__Goal__. Everything in the data should be repeated exactly, save for the images.

__Information provided__.
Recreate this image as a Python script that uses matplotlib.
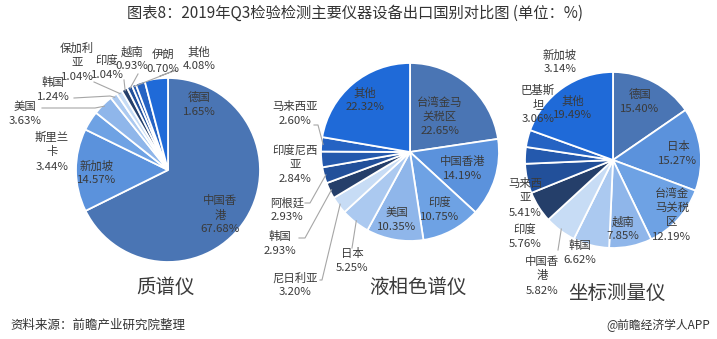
import numpy as np
import matplotlib
matplotlib.use("Agg")
from matplotlib import pyplot as plt

plt.rcParams['font.family'] = ['Noto Sans CJK SC', 'DejaVu Sans']

# 质谱仪
ms_names = ["中国香港", "新加坡", "斯里兰卡", "美国", "韩国", "保加利亚", "印度", "越南", "伊朗", "德国", "其他"]
ms_vals = [67.68, 14.57, 3.44, 3.63, 1.24, 1.04, 1.04, 0.93, 0.70, 1.65, 4.08]

# 液相色谱仪
lc_names = ["台湾金马关税区", "中国香港", "印度", "美国", "日本", "尼日利亚", "韩国", "阿根廷", "印度尼西亚", "马来西亚", "其他"]
lc_vals = [22.65, 14.19, 10.75, 10.35, 5.25, 3.20, 2.93, 2.93, 2.84, 2.60, 22.32]

# 坐标测量仪
cm_names = ["德国", "日本", "台湾金马关税区", "越南", "韩国", "中国香港", "印度", "马来西亚", "巴基斯坦", "新加坡", "其他"]
cm_vals = [15.40, 15.27, 12.19, 7.85, 6.62, 5.82, 5.76, 5.41, 3.06, 3.14, 19.49]

colors = ['#4a75b4', '#5b92dc', '#6ea2e4', '#8fb6ea', '#abc9f0', '#c7dcf5',
          '#253f6a', '#22509a', '#2459ad', '#2563c3', '#1f6ad8']

W, H = 717, 339
fig = plt.figure(figsize=(W / 100, H / 100), dpi=100)
fig.patch.set_facecolor('white')

# overlay en pixeles para textos y lineas guia
ov = fig.add_axes([0, 0, 1, 1], zorder=5)
ov.set_xlim(0, W)
ov.set_ylim(H, 0)
ov.axis('off')

txt = '#3a3a3a'
lc = '#a6a6a6'


def pie(vals, cx, cy, r):
    ax = fig.add_axes([(cx - r) / W, 1 - (cy + r) / H, 2 * r / W, 2 * r / H])
    wedges, _ = ax.pie(vals, colors=colors, startangle=90, counterclock=False,
                       wedgeprops=dict(edgecolor='white', linewidth=1.3))
    ax.set_xlim(-1, 1)
    ax.set_ylim(-1, 1)
    ax.axis('off')
    return wedges


def edge(w, cx, cy, r, k=0.98):
    t = np.deg2rad((w.theta1 + w.theta2) / 2)
    return cx + k * r * np.cos(t), cy - k * r * np.sin(t)


def lab(x, y, lines, size=8.2, dy=14.5):
    y0 = y - dy * (len(lines) - 1) / 2
    for i, s in enumerate(lines):
        ov.text(x, y0 + i * dy, s, ha='center', va='center', fontsize=size, color=txt)


def guide(pts):
    xs, ys = zip(*pts)
    ov.plot(xs, ys, color=lc, lw=0.8)


def pct(v):
    return "%.2f%%" % v


# pie 1
c1 = (168, 170, 92)
w1 = pie(ms_vals, *c1)
p1 = {
    "中国香港": (220, 215, ["中国香", "港", None]),
    "新加坡": (97, 173, ["新加坡", None]),
    "斯里兰卡": (52, 152, ["斯里兰", "卡", None]),
    "美国": (25, 114, ["美国", None]),
    "韩国": (53, 90, ["韩国", None]),
    "保加利亚": (77, 63, ["保加利", "亚", None]),
    "印度": (107, 68, ["印度", None]),
    "越南": (132, 59, ["越南", None]),
    "伊朗": (163, 62, ["伊朗", None]),
    "德国": (199, 105, ["德国", None]),
    "其他": (199, 59, ["其他", None]),
}
for n, v in zip(ms_names, ms_vals):
    x, y, ls = p1[n]
    lab(x, y, [pct(v) if s is None else s for s in ls])
g1 = {"美国": [(42, 108), (95, 108)], "韩国": [(74, 98), (110, 96)],
      "保加利亚": [(94, 82)], "印度": [(124, 80)], "越南": [(138, 74)],
      "伊朗": [(160, 76), (176, 70)]}
for n, pts in g1.items():
    guide(pts + [edge(w1[ms_names.index(n)], *c1)])
ov.text(166, 287, "质谱仪", ha='center', va='center', fontsize=14, color=txt)

# pie 2
c2 = (410, 152, 89)
w2 = pie(lc_vals, *c2)
p2 = {
    "台湾金马关税区": (440, 117, ["台湾金马", "关税区", None]),
    "中国香港": (463, 169, ["中国香港", None]),
    "印度": (440, 210, ["印度", None]),
    "美国": (397, 220, ["美国", None]),
    "日本": (352, 261, ["日本", None]),
    "尼日利亚": (295, 285, ["尼日利亚", None]),
    "韩国": (280, 244, ["韩国", None]),
    "阿根廷": (287, 210, ["阿根廷", None]),
    "印度尼西亚": (295, 165, ["印度尼西", "亚", None]),
    "马来西亚": (295, 114, ["马来西亚", None]),
    "其他": (365, 100, ["其他", None]),
}
for n, v in zip(lc_names, lc_vals):
    x, y, ls = p2[n]
    lab(x, y, [pct(v) if s is None else s for s in ls])
g2 = {"马来西亚": [(314, 125), (318, 125)], "阿根廷": [(305, 203), (310, 203)],
      "韩国": [(299, 238), (305, 238)], "尼日利亚": [(320, 280), (322, 280)],
      "日本": [(352, 248)]}
for n, pts in g2.items():
    guide(pts + [edge(w2[lc_names.index(n)], *c2)])
ov.text(418, 287, "液相色谱仪", ha='center', va='center', fontsize=14, color=txt)

# pie 3
c3 = (613, 160, 88)
w3 = pie(cm_vals, *c3)
p3 = {
    "德国": (640, 102, ["德国", None]),
    "日本": (678, 154, ["日本", None]),
    "台湾金马关税区": (672, 215, ["台湾金", "马关税", "区", None]),
    "越南": (623, 229, ["越南", None]),
    "韩国": (580, 253, ["韩国", None]),
    "中国香港": (542, 276, ["中国香", "港", None]),
    "印度": (525, 237, ["印度", None]),
    "马来西亚": (525, 198, ["马来西", "亚", None]),
    "巴基斯坦": (538, 105, ["巴基斯", "坦", None]),
    "新加坡": (560, 62, ["新加坡", None]),
    "其他": (573, 108, ["其他", None]),
}
for n, v in zip(cm_names, cm_vals):
    x, y, ls = p3[n]
    lab(x, y, [pct(v) if s is None else s for s in ls])
g3 = {"中国香港": [(558, 250)]}
for n, pts in g3.items():
    guide(pts + [edge(w3[cm_names.index(n)], *c3)])
ov.text(617, 293, "坐标测量仪", ha='center', va='center', fontsize=14, color=txt)

# titulo y pie de pagina
ov.text(355, 13, "图表8：2019年Q3检验检测主要仪器设备出口国别对比图 (单位：%)",
        ha='center', va='center', fontsize=11, color='#333333')
ov.text(10, 325, "资料来源：前瞻产业研究院整理", ha='left', va='center', fontsize=9, color='#333333')
ov.text(710, 325, "@前瞻经济学人APP", ha='right', va='center', fontsize=8.5, color='#333333')

fig.savefig("out.png", dpi=100)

__Final answer__.
Recreate this image as a Python script that uses matplotlib.
import numpy as np
import matplotlib
matplotlib.use("Agg")
from matplotlib import pyplot as plt

plt.rcParams['font.family'] = ['Noto Sans CJK SC', 'DejaVu Sans']

# 质谱仪
ms_names = ["中国香港", "新加坡", "斯里兰卡", "美国", "韩国", "保加利亚", "印度", "越南", "伊朗", "德国", "其他"]
ms_vals = [67.68, 14.57, 3.44, 3.63, 1.24, 1.04, 1.04, 0.93, 0.70, 1.65, 4.08]

# 液相色谱仪
lc_names = ["台湾金马关税区", "中国香港", "印度", "美国", "日本", "尼日利亚", "韩国", "阿根廷", "印度尼西亚", "马来西亚", "其他"]
lc_vals = [22.65, 14.19, 10.75, 10.35, 5.25, 3.20, 2.93, 2.93, 2.84, 2.60, 22.32]

# 坐标测量仪
cm_names = ["德国", "日本", "台湾金马关税区", "越南", "韩国", "中国香港", "印度", "马来西亚", "巴基斯坦", "新加坡", "其他"]
cm_vals = [15.40, 15.27, 12.19, 7.85, 6.62, 5.82, 5.76, 5.41, 3.06, 3.14, 19.49]

colors = ['#4a75b4', '#5b92dc', '#6ea2e4', '#8fb6ea', '#abc9f0', '#c7dcf5',
          '#253f6a', '#22509a', '#2459ad', '#2563c3', '#1f6ad8']

W, H = 717, 339
fig = plt.figure(figsize=(W / 100, H / 100), dpi=100)
fig.patch.set_facecolor('white')

# overlay en pixeles para textos y lineas guia
ov = fig.add_axes([0, 0, 1, 1], zorder=5)
ov.set_xlim(0, W)
ov.set_ylim(H, 0)
ov.axis('off')

txt = '#3a3a3a'
lc = '#a6a6a6'


def pie(vals, cx, cy, r):
    ax = fig.add_axes([(cx - r) / W, 1 - (cy + r) / H, 2 * r / W, 2 * r / H])
    wedges, _ = ax.pie(vals, colors=colors, startangle=90, counterclock=False,
                       wedgeprops=dict(edgecolor='white', linewidth=1.3))
    ax.set_xlim(-1, 1)
    ax.set_ylim(-1, 1)
    ax.axis('off')
    return wedges


def edge(w, cx, cy, r, k=0.98):
    t = np.deg2rad((w.theta1 + w.theta2) / 2)
    return cx + k * r * np.cos(t), cy - k * r * np.sin(t)


def lab(x, y, lines, size=8.2, dy=14.5):
    y0 = y - dy * (len(lines) - 1) / 2
    for i, s in enumerate(lines):
        ov.text(x, y0 + i * dy, s, ha='center', va='center', fontsize=size, color=txt)


def guide(pts):
    xs, ys = zip(*pts)
    ov.plot(xs, ys, color=lc, lw=0.8)


def pct(v):
    return "%.2f%%" % v


# pie 1
c1 = (168, 170, 92)
w1 = pie(ms_vals, *c1)
p1 = {
    "中国香港": (220, 215, ["中国香", "港", None]),
    "新加坡": (97, 173, ["新加坡", None]),
    "斯里兰卡": (52, 152, ["斯里兰", "卡", None]),
    "美国": (25, 114, ["美国", None]),
    "韩国": (53, 90, ["韩国", None]),
    "保加利亚": (77, 63, ["保加利", "亚", None]),
    "印度": (107, 68, ["印度", None]),
    "越南": (132, 59, ["越南", None]),
    "伊朗": (163, 62, ["伊朗", None]),
    "德国": (199, 105, ["德国", None]),
    "其他": (199, 59, ["其他", None]),
}
for n, v in zip(ms_names, ms_vals):
    x, y, ls = p1[n]
    lab(x, y, [pct(v) if s is None else s for s in ls])
g1 = {"美国": [(42, 108), (95, 108)], "韩国": [(74, 98), (110, 96)],
      "保加利亚": [(94, 82)], "印度": [(124, 80)], "越南": [(138, 74)],
      "伊朗": [(160, 76), (176, 70)]}
for n, pts in g1.items():
    guide(pts + [edge(w1[ms_names.index(n)], *c1)])
ov.text(166, 287, "质谱仪", ha='center', va='center', fontsize=14, color=txt)

# pie 2
c2 = (410, 152, 89)
w2 = pie(lc_vals, *c2)
p2 = {
    "台湾金马关税区": (440, 117, ["台湾金马", "关税区", None]),
    "中国香港": (463, 169, ["中国香港", None]),
    "印度": (440, 210, ["印度", None]),
    "美国": (397, 220, ["美国", None]),
    "日本": (352, 261, ["日本", None]),
    "尼日利亚": (295, 285, ["尼日利亚", None]),
    "韩国": (280, 244, ["韩国", None]),
    "阿根廷": (287, 210, ["阿根廷", None]),
    "印度尼西亚": (295, 165, ["印度尼西", "亚", None]),
    "马来西亚": (295, 114, ["马来西亚", None]),
    "其他": (365, 100, ["其他", None]),
}
for n, v in zip(lc_names, lc_vals):
    x, y, ls = p2[n]
    lab(x, y, [pct(v) if s is None else s for s in ls])
g2 = {"马来西亚": [(314, 125), (318, 125)], "阿根廷": [(305, 203), (310, 203)],
      "韩国": [(299, 238), (305, 238)], "尼日利亚": [(320, 280), (322, 280)],
      "日本": [(352, 248)]}
for n, pts in g2.items():
    guide(pts + [edge(w2[lc_names.index(n)], *c2)])
ov.text(418, 287, "液相色谱仪", ha='center', va='center', fontsize=14, color=txt)

# pie 3
c3 = (613, 160, 88)
w3 = pie(cm_vals, *c3)
p3 = {
    "德国": (640, 102, ["德国", None]),
    "日本": (678, 154, ["日本", None]),
    "台湾金马关税区": (672, 215, ["台湾金", "马关税", "区", None]),
    "越南": (623, 229, ["越南", None]),
    "韩国": (580, 253, ["韩国", None]),
    "中国香港": (542, 276, ["中国香", "港", None]),
    "印度": (525, 237, ["印度", None]),
    "马来西亚": (525, 198, ["马来西", "亚", None]),
    "巴基斯坦": (538, 105, ["巴基斯", "坦", None]),
    "新加坡": (560, 62, ["新加坡", None]),
    "其他": (573, 108, ["其他", None]),
}
for n, v in zip(cm_names, cm_vals):
    x, y, ls = p3[n]
    lab(x, y, [pct(v) if s is None else s for s in ls])
g3 = {"中国香港": [(558, 250)]}
for n, pts in g3.items():
    guide(pts + [edge(w3[cm_names.index(n)], *c3)])
ov.text(617, 293, "坐标测量仪", ha='center', va='center', fontsize=14, color=txt)

# titulo y pie de pagina
ov.text(355, 13, "图表8：2019年Q3检验检测主要仪器设备出口国别对比图 (单位：%)",
        ha='center', va='center', fontsize=11, color='#333333')
ov.text(10, 325, "资料来源：前瞻产业研究院整理", ha='left', va='center', fontsize=9, color='#333333')
ov.text(710, 325, "@前瞻经济学人APP", ha='right', va='center', fontsize=8.5, color='#333333')

fig.savefig("out.png", dpi=100)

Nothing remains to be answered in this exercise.